On the path to Kaieteur Falls, Guyana, my parents are surrounded by bromeliads.
Water of life. Inland, that water jammed up the land with every kind of life. Even the Rupununi savannah had its watery moments when flat grasslands turned, for awhile, to vast deceptive lakes. Jungles dripped dense, rain fell down and then steamed up, rivers flowed as wide as seas, and little golden frogs lived out their lives in puddles caught between the bromeliad’s leaves.
—The Water Here is Never Blue
On this summer day, in Montreal, the heat and humidity began high at dawn and thickened through the day. Just now, at 5:30, the weather broke in a way that reminds me of Guyana and of Timor too. It reminds me of every tropical place I have been when a monsoon hit.

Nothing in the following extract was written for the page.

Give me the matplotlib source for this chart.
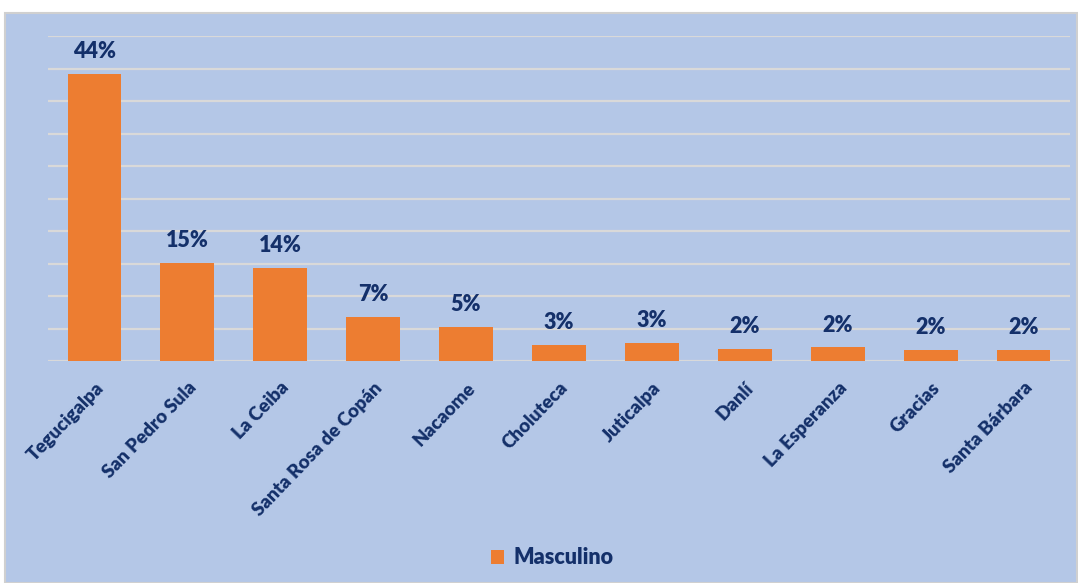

On August 20, eight weeks from now, Penguin Canada will release my book, The Water Here is Never Blue. In the lead up to that date I’ll be blogging weekly about some of the book’s themes and imagery. My posts won’t be about the book, but they will reflect it, quote from it and give a taste of what’s to come on the 20th.
Water, secrets, fathers and daughters, belonging, travel and culture shock, death, colonialism, monkeys and departures are a few of the themes that run, like water, through the book and through my life.
PS Goodreads is giving away 10 copies of The Water Here is Never Blue between now and July 10. Click the link to request a copy. http://www.goodreads.com/giveaway/show/48063-the-water-here-is-never-blue-intrigue-and-lies-from-an-uncommon-childho
At the Georgetown seawall in 1974, where the water was never blue. Chris chases Suzy (a friend’s daughter) and I stand with Duffy who was with me In a Garden.
It’s Mashramani and in Georgetown the Guyanese are winin’ in the streets. Mash is a celebration of the Republic’s official birthday, February 23, 1970. These days the colours are all bright bright, costumes flash their feathers and spray glitter on the crowds, while the King and Queen sweat and sway majestic to the jump-up soca beat. But, back in 1975 when the Republic was still fresh, Guyana showed its sprankious spirit with whatever came to hand. Sometimes that meant being a Fat Cat with a dressed up donkey.